Bu durumda, yerleşmiş Yargıtay içtihatlarında ve 01.04.1974 tarihli 1/2 sayılı İçtihadı Birleştirme Kararında açıklandığı üzere görünürdeki sözleşme tarafların gerçek iradelerine uymadığından, gizli bağış sözleşmesi de Türk Medeni Kanunu’nun (TMK) 706., Türk Borçlar Kanunu’nun (TBK) 237. (Borçlar Kanunu’nun (BK) 213.) ve Tapu Kanunu’nun 26. maddelerinde öngörülen şekil koşullarından yoksun bulunduğundan, saklı pay sahibi olsun veya olmasın miras hakkı çiğnenen tüm mirasçılar dava açarak resmi sözleşmenin muvazaa nedeni ile geçersizliğinin tespitini ve buna dayanılarak oluşturulan tapu kaydının iptalini isteyebilirler.

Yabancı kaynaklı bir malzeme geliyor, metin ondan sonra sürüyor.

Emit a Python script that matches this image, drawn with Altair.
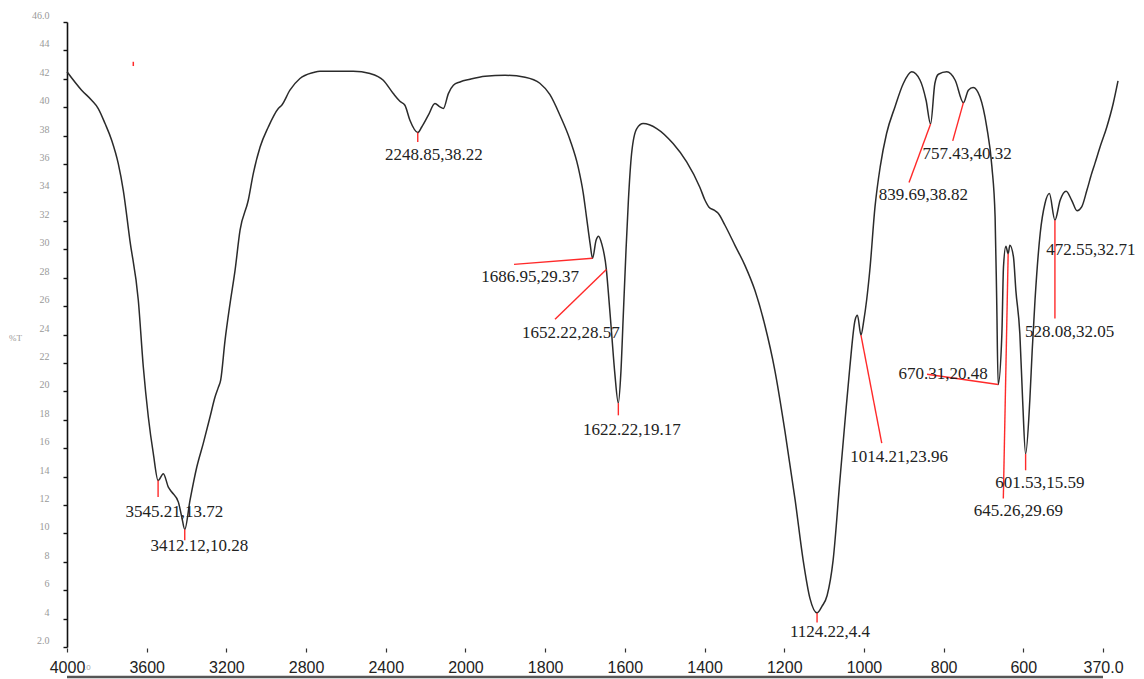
import altair as alt
import pandas as pd

# ---- spectrum trace: wavenumber (cm-1) and transmittance (%T) ----
wavenumber = [
    4000, 3927, 3877, 3844, 3810, 3777, 3744, 3719, 3686, 3644, 3619, 3594, 3569,
    3545.21, 3519, 3494, 3477, 3444, 3427, 3412.12, 3386, 3352, 3320, 3286, 3261,
    3245, 3233, 3211, 3186, 3161, 3136, 3095, 3070, 3036, 2995, 2945, 2928, 2887,
    2837, 2770, 2737, 2571, 2487, 2421, 2371, 2338, 2313, 2288, 2248.85, 2229, 2196,
    2163, 2138, 2121, 2096, 2071, 2038, 1994, 1956, 1906, 1856, 1819, 1794, 1768,
    1743, 1723, 1710, 1702, 1693, 1686.95, 1678, 1672, 1664, 1652.22, 1647, 1639,
    1631, 1622.22, 1616, 1610, 1603, 1597, 1589, 1576, 1560, 1526, 1485, 1451, 1418,
    1405, 1395, 1382, 1372, 1355, 1330, 1305, 1280, 1255, 1230, 1205, 1179, 1159,
    1142, 1124.22, 1112, 1099, 1084, 1067, 1054, 1042, 1029, 1023, 1014.21, 1007,
    1000, 992, 979, 966, 950, 929, 908, 887, 866, 851, 839.69, 829, 820, 799, 778,
    757.43, 745, 733, 716, 699, 686, 678, 674, 670.31, 661, 657, 651, 645.26, 641,
    632, 626, 616, 609, 601.53, 591, 585, 578, 565, 553, 542, 528.08, 515, 500, 486,
    472.55, 461, 448, 436, 428, 415, 398, 382, 370,
]
transmittance = [
    42.5, 41.2, 40.49, 39.91, 38.85, 37.68, 36.03, 34.15, 30.63, 26.41, 21.71, 18.19, 15.61,
    13.72, 14.2, 13.26, 12.91, 12.2, 11.15, 10.28, 12.32, 14.67, 16.32, 18.19, 19.6,
    20.26, 20.77, 23.59, 26.18, 28.52, 31.34, 33.45, 35.33, 37.2, 38.61, 39.91, 40.14, 41.2,
    42.02, 42.44, 42.54, 42.54, 42.37, 41.9, 40.96, 40.42, 40.14, 39.08, 38.22, 38.61, 39.44,
    40.26, 40.02, 39.91, 40.96, 41.55, 41.78, 41.97, 42.18, 42.25, 42.11, 41.69, 40.9, 39.4,
    37.68, 35.8, 33.92, 32.27, 30.4, 29.37, 30.63, 30.92, 30.4, 28.57, 26.88, 24.06,
    21.25, 19.17, 21.25, 25.23, 29.93, 33.45, 36.74, 38.5, 38.85, 38.5, 37.44, 36.15, 34.37,
    33.45, 32.96, 32.75, 32.54, 31.69, 30.28, 28.87, 27.11, 24.65, 21.48, 17.25, 12.32, 8.1,
    5.42, 4.4, 4.86, 5.63, 8.1, 13.73, 17.96, 21.71, 25.0, 25.35, 23.96, 25.0,
    26.41, 28.52, 32.98, 35.8, 38.15, 40.02, 41.67, 42.49, 41.9, 40.49, 38.82, 41.67, 42.32, 42.49, 41.9,
    40.32, 41.2, 41.39, 40.73, 38.61, 35.8, 32.27, 26.41, 20.48, 24.06, 28.75, 30.21, 29.69, 30.28,
    29.46, 27.11, 24.06, 19.37, 15.59, 19.37, 22.89, 26.41, 31.11, 33.22, 33.92, 32.05, 33.45, 34.08, 33.45,
    32.71, 32.98, 34.15, 35.33, 36.03, 37.2, 38.61, 40.26, 41.85,
]
assert len(wavenumber) == len(transmittance)

# ---- peak annotations ----
peak_wn = [3545.21, 3412.12, 2248.85, 1686.95, 1652.22, 1622.22, 1124.22, 1014.21,
           839.69, 757.43, 670.31, 645.26, 601.53, 528.08, 472.55]
peak_t = [13.72, 10.28, 38.22, 29.37, 28.57, 19.17, 4.4, 23.96,
          38.82, 40.32, 20.48, 29.69, 15.59, 32.05, 32.71]
peak_text = ["3545.21,13.72", "3412.12,10.28", "2248.85,38.22", "1686.95,29.37",
             "1652.22,28.57", "1622.22,19.17", "1124.22,4.4", "1014.21,23.96",
             "839.69,38.82", "757.43,40.32", "670.31,20.48", "645.26,29.69",
             "601.53,15.59", "528.08,32.05", "472.55,32.71"]
# where each label sits (centre), in axis units
label_wn = [3464, 3339.5, 2168, 1843.6, 1741.3, 1588.5, 1091.7, 918.8,
            857.9, 748.4, 808.5, 619.8, 566.1, 491.5, 437.8]
label_t = [11.5, 9.08, 36.62, 28.03, 24.08, 17.25, 3.03, 15.37,
           33.8, 36.69, 21.2, 11.57, 13.52, 24.18, 29.93]
# far end of the red leader from each peak (None = no leader)
leader_wn = [3545.21, 3412.12, 2248.85, 1883.7, 1780.9, 1622.22, 1124.22, 962.1,
             893.7, 784.2, 848.6, 657.4, 601.53, 528.08, None]
leader_t = [12.56, 9.51, 37.56, 28.94, 25.07, 18.31, 3.73, 16.36,
            34.7, 37.63, 21.2, 12.46, 14.44, 25.12, None]

# stray marker near the top left
stray_wn = [3669]
stray_t = [42.9]
stray_t2 = [43.2]

# bottom tick labels (evenly spaced along the axis)
x_tick_labels = ["4000", "3600", "3200", "2800", "2400", "2000", "1800", "1600",
                 "1400", "1200", "1000", "800", "600", "370.0"]
y_tick_values = list(range(2, 47, 2))

W, H = 1051, 625

spec_df = pd.DataFrame({"wn": wavenumber, "t": transmittance,
                        "i": range(len(wavenumber))})
lab_df = pd.DataFrame({"wn": label_wn, "t": label_t, "text": peak_text})
lead_df = pd.DataFrame({"wn": peak_wn, "t": peak_t, "wn2": leader_wn, "t2": leader_t}).dropna()
stray_df = pd.DataFrame({"wn": stray_wn, "t": stray_t, "t2": stray_t2})
tick_df = pd.DataFrame({"a": [0], "b": [len(x_tick_labels) - 1]})

# split wavenumber scale: 4000-2000 compressed 2:1 relative to 2000-370
def wn_scale():
    return alt.Scale(domain=[4000, 2000, 370], range=[0, 400.6, W])

def idx_scale():
    return alt.Scale(domain=[0, len(x_tick_labels) - 1], range=[0, 1036])

t_scale = alt.Scale(domain=[2, 46], nice=False, zero=False)

label_js = "[" + ",".join("'%s'" % s for s in x_tick_labels) + "]"

def y_axis():
    return alt.Axis(
        values=y_tick_values,
        labelExpr="datum.value == 46 ? '46.0' : datum.value == 2 ? '2.0' : '' + datum.value",
        grid=False, domainColor="#111", domainWidth=1.6, tickColor="#111", tickWidth=1.4,
        tickSize=4, labelFont="Liberation Serif", labelFontSize=10, labelColor="#999",
        labelPadding=14, labelOffset=-6.5, labelOverlap=False, labelBound=False,
        labelFlush=False, labelSeparation=0,
        title="%T", titleAngle=0, titleX=-52, titleY=315, titleAlign="center",
        titleBaseline="middle", titleFont="Liberation Serif", titleFontSize=9,
        titleFontWeight="normal", titleColor="#999",
    )

spectrum = alt.Chart(spec_df).mark_line(
    color="#2b2b2b", strokeWidth=1.5, interpolate="monotone"
).encode(
    x=alt.X("wn:Q", scale=wn_scale(), axis=None),
    y=alt.Y("t:Q", scale=t_scale, axis=y_axis()),
    order="i:Q",
)

leaders = alt.Chart(lead_df).mark_rule(color="#ff2a2a", strokeWidth=1.4).encode(
    x=alt.X("wn:Q", scale=wn_scale(), axis=None),
    x2="wn2:Q",
    y=alt.Y("t:Q", scale=t_scale, axis=y_axis()),
    y2="t2:Q",
)

stray = alt.Chart(stray_df).mark_rule(color="#ff2a2a", strokeWidth=1.5).encode(
    x=alt.X("wn:Q", scale=wn_scale(), axis=None),
    y=alt.Y("t:Q", scale=t_scale, axis=y_axis()),
    y2="t2:Q",
)

labels = alt.Chart(lab_df).mark_text(
    font="Liberation Serif", fontSize=17, color="#222", align="center", baseline="middle"
).encode(
    x=alt.X("wn:Q", scale=wn_scale(), axis=None),
    y=alt.Y("t:Q", scale=t_scale, axis=y_axis()),
    text="text:N",
)

x_axis = alt.Axis(
    values=list(range(len(x_tick_labels))), labelExpr=label_js + "[datum.value]",
    domain=False, grid=False, tickColor="#333", tickSize=4, tickWidth=1.2, offset=1,
    labelFont="Liberation Sans", labelFontSize=16, labelColor="#222", labelPadding=7,
    labelFlush=False, labelOverlap=False, title=None,
)

baseline = alt.Chart(tick_df).mark_rule(color="#555", strokeWidth=2.5).encode(
    x=alt.X("a:Q", scale=idx_scale(), axis=x_axis),
    x2="b:Q",
    y=alt.value(H + 30),
)

decimal = alt.Chart(tick_df).mark_text(
    text=".0", font="Liberation Sans", fontSize=8, color="#aaa", align="left", baseline="middle"
).encode(
    x=alt.X("a:Q", scale=idx_scale(), axis=None),
    y=alt.value(H + 21),
    xOffset=alt.value(17),
)

chart = alt.layer(spectrum, leaders, stray, labels, baseline, decimal).resolve_scale(
    x="independent"
).properties(
    width=W, height=H,
    autosize=alt.AutoSizeParams(type="none"),
    padding={"left": 67, "top": 22, "right": 26, "bottom": 32},
    background="white",
).configure_view(stroke=None)

chart.save("out.html", embed_options={"renderer": "svg", "actions": False})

Hemen belirtmek gerekir ki; bu tür uyuşmazlıkların sağlıklı, adil ve doğru bir çözüme ulaştırılabilmesi, davalıya yapılan temlikin gerçek yönünün diğer bir söyleyişle miras bırakanın asıl irade ve amacının duraksamaya yer bırakmayacak biçimde ortaya çıkarılmasına bağlıdır. Bir iç sorun olan ve gizlenen gerçek irade ve amacın tespiti ve aydınlığa kavuşturulması genellikle zor olduğundan bu yöndeki delillerin eksiksiz toplanılması yanında birlikte ve doğru şekilde değerlendirilmesi de büyük önem taşımaktadır. Bunun için de ülke ve yörenin gelenek ve görenekleri, toplumsal eğilimleri, olayların olağan akışı, mirasbırakanın sözleşmeyi yapmakta haklı ve makul bir nedeninin bulunup bulunmadığı, davalı yanın alım gücünün olup olmadığı, satış bedeli ile sözleşme tarihindeki gerçek değer arasındaki fark, taraflar ile mirasbırakan arasındaki beşeri ilişki gibi olgulardan yararlanılmasında zorunluluk vardır.

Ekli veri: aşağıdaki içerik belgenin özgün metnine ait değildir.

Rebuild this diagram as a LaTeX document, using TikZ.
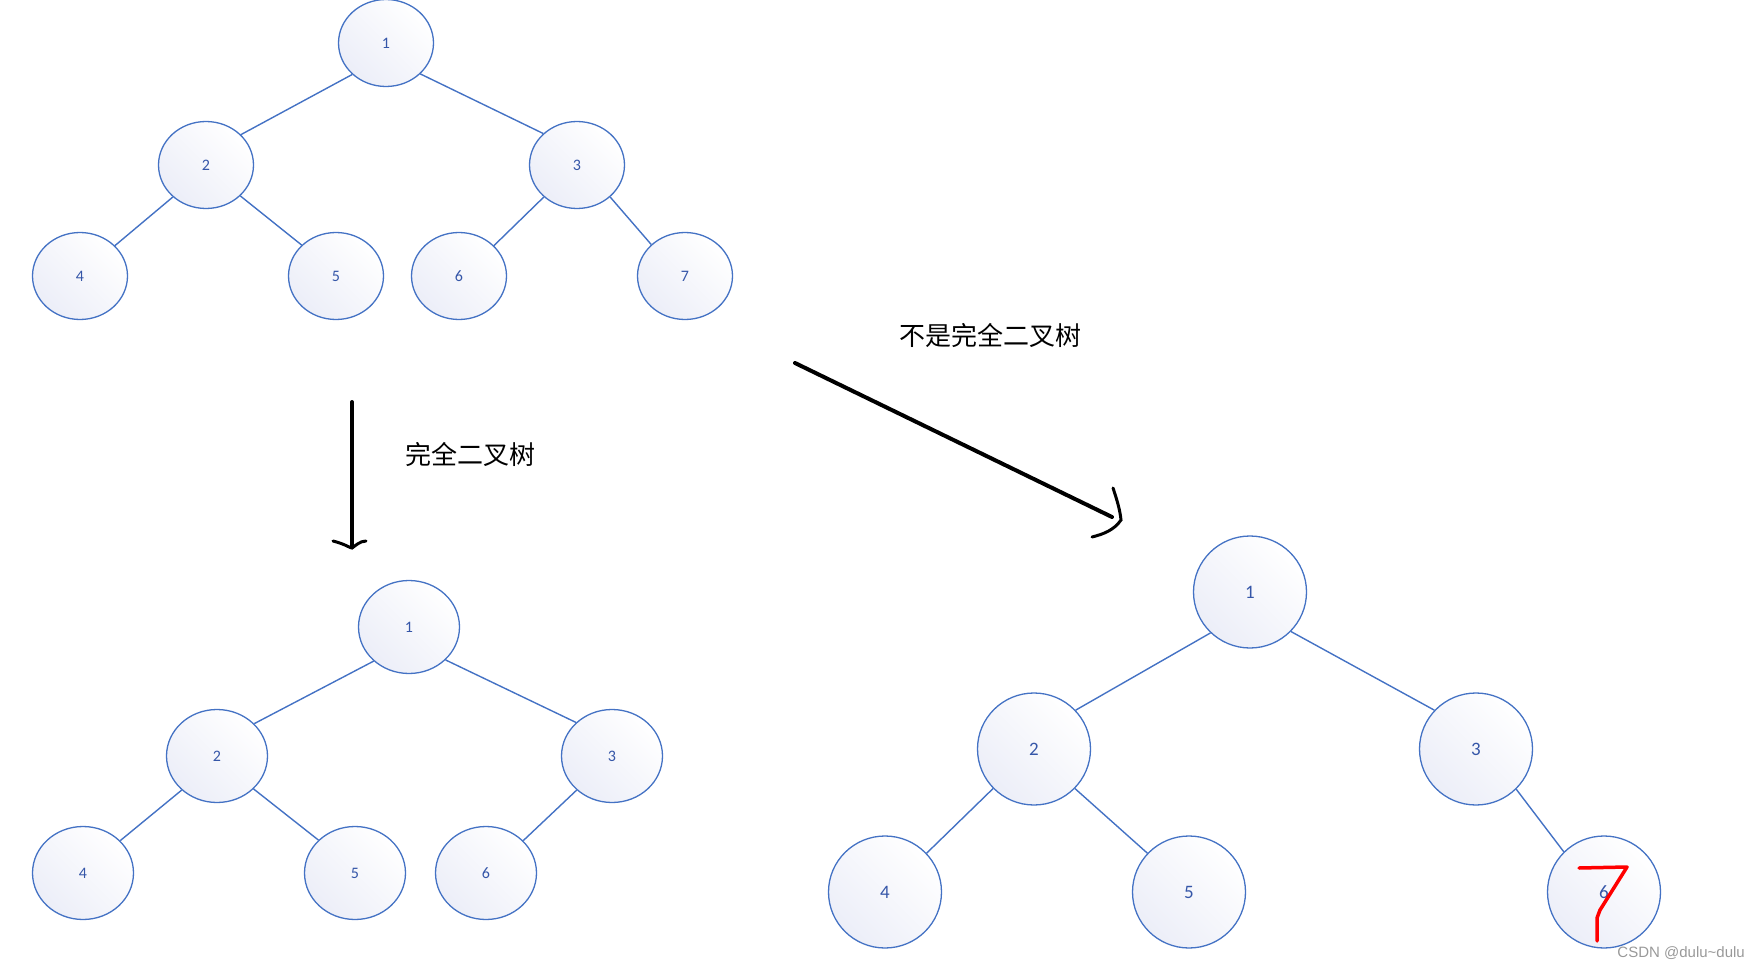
\documentclass[tikz,border=0pt]{standalone}
\usepackage{fontspec}
\setmainfont{Carlito}
\newfontfamily\cjk{Noto Sans CJK SC}
\usetikzlibrary{shapes.geometric}
\definecolor{treeblue}{HTML}{4472C4}
\definecolor{numblue}{HTML}{3556A8}
\definecolor{lav}{HTML}{ECEEF8}
\tikzset{
  tn/.style={ellipse, draw=treeblue, line width=1.3pt, top color=white, bottom color=lav, shading angle=-45,
    inner sep=0pt, text=numblue},
  tsmall/.style={tn, minimum width=95pt, minimum height=87pt, font=\fontsize{16}{16}\selectfont},
  tmid/.style={tn, minimum width=101pt, minimum height=93pt, font=\fontsize{16}{16}\selectfont},
  tbig/.style={tn, minimum width=113pt, minimum height=112pt, font=\fontsize{19}{19}\selectfont},
  edge/.style={draw=treeblue, line width=1.4pt},
  pen/.style={line width=4pt, black, line cap=round, line join=round},
  lbl/.style={font=\cjk\fontsize{26}{26}\selectfont, inner sep=0pt},
}
\begin{document}
\begin{tikzpicture}[x=1pt,y=-1pt]
\useasboundingbox (0,0) rectangle (1761,968);
% top tree
\node[tsmall] (a1) at (386,43) {1};
\node[tsmall] (a2) at (206,165) {2};
\node[tsmall] (a3) at (577,165) {3};
\node[tsmall] (a4) at (80,276) {4};
\node[tsmall] (a5) at (336,276) {5};
\node[tsmall] (a6) at (459,276) {6};
\node[tsmall] (a7) at (685,276) {7};
\draw[edge] (a1.223) -- (a2.41); \draw[edge] (a1.318) -- (a3.137);
\draw[edge] (a2.224) -- (a4.41); \draw[edge] (a2.318) -- (a5.138);
\draw[edge] (a3.224) -- (a6.41); \draw[edge] (a3.316) -- (a7.137);
% bottom-left tree
\node[tmid] (b1) at (409,627) {1};
\node[tmid] (b2) at (217,756) {2};
\node[tmid] (b3) at (612,756) {3};
\node[tmid] (b4) at (83,873) {4};
\node[tmid] (b5) at (355,873) {5};
\node[tmid] (b6) at (486,873) {6};
\draw[edge] (b1.224) -- (b2.41); \draw[edge] (b1.318) -- (b3.137);
\draw[edge] (b2.224) -- (b4.41); \draw[edge] (b2.318) -- (b5.138);
\draw[edge] (b3.224) -- (b6.41);
% bottom-right tree
\node[tbig] (c1) at (1250,592) {1};
\node[tbig] (c2) at (1034,749) {2};
\node[tbig] (c3) at (1476,749) {3};
\node[tbig] (c4) at (885,892) {4};
\node[tbig] (c5) at (1189,892) {5};
\node[tbig] (c6) at (1604,892) {6};
\draw[edge] (c1.226) -- (c2.43); \draw[edge] (c1.316) -- (c3.137);
\draw[edge] (c2.224) -- (c4.43); \draw[edge] (c2.316) -- (c5.137);
\draw[edge] (c3.315) -- (c6.135);
% labels
\node[lbl] (t1) at (470,454) {完全二叉树};
\node[lbl] (t2) at (990,335) {不是完全二叉树};
% hand-drawn arrows
\coordinate (p1s) at (352,402);
\coordinate (p1e) at (352,547);
\draw[pen] (p1s) -- (p1e);
\draw[line width=3pt, line cap=round] (333,541) .. controls (345,544) and (350,548) .. (352,548) .. controls (355,546) and (360,541) .. (366,541);
\coordinate (p2s) at (795,363);
\coordinate (p2e) at (1112,517);
\draw[pen] (p2s) -- (p2e);
\draw[line width=3pt, line cap=round] (1113,488) .. controls (1117,500) and (1120,510) .. (1121,520) .. controls (1114,530) and (1104,534) .. (1092,537);
% red 7
\draw[red, line width=3.5pt, line cap=round, line join=round] (1579,868) -- (1627,867) -- (1600,910) -- (1597,918) -- (1597,941);
% watermark
\node[font=\fontsize{15}{15}\selectfont, text=gray!80, anchor=east, inner sep=0pt] (wm) at (1745,953) {\fontspec{Liberation Sans}CSDN @dulu\textasciitilde dulu};
\end{tikzpicture}
\end{document}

Somut olaya gelince, gerek ilk derece mahkemesi gerekse Bölge Adliye Mahkemesi mirasbırakanın davaya konu tasarrufu paylaştırma amacıyla yaptığı gerekçesiyle davanın reddine karar vermiş ise de, mirasbırakan tarafından davacı …’a verilen bir taşınmaz bulunmadığı gibi davalı …’ye verilen bir taşınmaz da bulunmadığı, davalı … tarafından davalı …’ye temlik edilen taşınmazın ise mirasbırakan tarafından verildiğinin kabul edilemeyeceği, davacı …’a dava konusu taşınmazlardaki payı için para verildiği yönündeki tanık beyanlarının da çelişkili olduğu gözetilerek bu yöne ilişkin tanık beyanlarına da itibar edilemeyeceği açıktır.
Hal böyle olunca, yukarıdaki ilkeler çerçevesinde davanın kabulüne karar verilmesi gerekirken yanılgılı değerlendirme ile yazılı şekilde hüküm kurulmuş olması doğru değildir.

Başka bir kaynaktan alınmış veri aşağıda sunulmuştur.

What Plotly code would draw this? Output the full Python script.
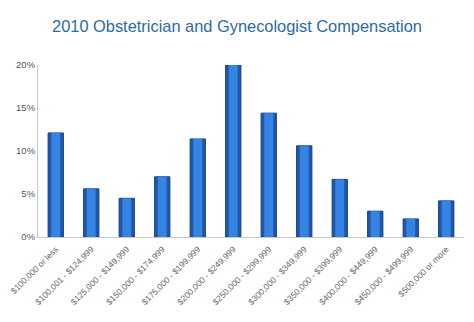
import plotly.graph_objects as go

categories = ["$100,000 or less", "$100,001 - $124,999", "$125,000 - $149,999",
              "$150,000 - $174,999", "$175,000 - $199,999", "$200,000 - $249,999",
              "$250,000 - $299,999", "$300,000 - $349,999", "$350,000 - $399,999",
              "$400,000 - $449,999", "$450,000 - $499,999", "$500,000 or more"]
values = [12.1, 5.6, 4.5, 7.0, 11.4, 20.0, 14.4, 10.6, 6.7, 3.0, 2.1, 4.2]
tick_vals = [0, 5, 10, 15, 20]
tick_text = ["0%", "5%", "10%", "15%", "20%"]

fig = go.Figure()
fig.add_trace(go.Bar(
    x=categories, y=values, width=0.43,
    marker=dict(color="#1f58ad", line=dict(color="#173f7a", width=1)),
    hoverinfo="x+y",
))
fig.add_trace(go.Bar(
    x=categories, y=values, width=0.25,
    marker=dict(color="#3584e4", line=dict(width=0)),
    hoverinfo="skip",
))
fig.update_layout(
    width=474, height=322,
    margin=dict(l=38, r=10, t=65, b=85),
    paper_bgcolor="white", plot_bgcolor="white",
    showlegend=False, barmode="overlay",
    title=dict(text="2010 Obstetrician and Gynecologist Compensation",
               x=0.5, xanchor="center", y=0.918, yanchor="middle",
               font=dict(family="Liberation Sans, Arial", size=16.4, color="#2b6aa3")),
    font=dict(family="Liberation Sans, Arial", color="#555555"),
)
fig.update_xaxes(tickangle=-45, tickfont=dict(size=8.5, color="#666666"),
                 showline=True, linecolor="#c8c8c8", linewidth=1,
                 showgrid=False, ticks="", ticklabelstandoff=3,
                 automargin=False, fixedrange=True)
fig.update_yaxes(range=[0, 20], tickvals=tick_vals, ticktext=tick_text,
                 tickfont=dict(size=9.5, color="#555555"),
                 showline=True, linecolor="#c8c8c8", linewidth=1,
                 showgrid=False, zeroline=False, ticks="",
                 automargin=False, fixedrange=True)
fig.write_html("out.html")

Davacı vekilinin yerinde bulunan temyiz itirazlarının kabulü ile 6100 sayılı Hukuk Muhakemeleri Kanunu’nun 373/1. maddesi uyarınca … Bölge Adliye Mahkemesi 1. Hukuk Dairesinin kararının ORTADAN KALDIRILMASINA, İlk Derece Mahkemesi kararının yukarıda yazılı nedenlerden dolayı 6100 sayılı HMK’nın 371/1-a maddesi uyarınca BOZULMASINA, dosyanın kararı veren … 11. Asliye Hukuk Mahkemesi’ne, kararın bir örneğinin … Bölge Adliye Mahkemesi 1. Hukuk Dairesi’ne gönderilmesine, alınan peşin harcın temyiz edene geri verilmesine, 16.11.2020 tarihinde oybirliğiyle karar verildi.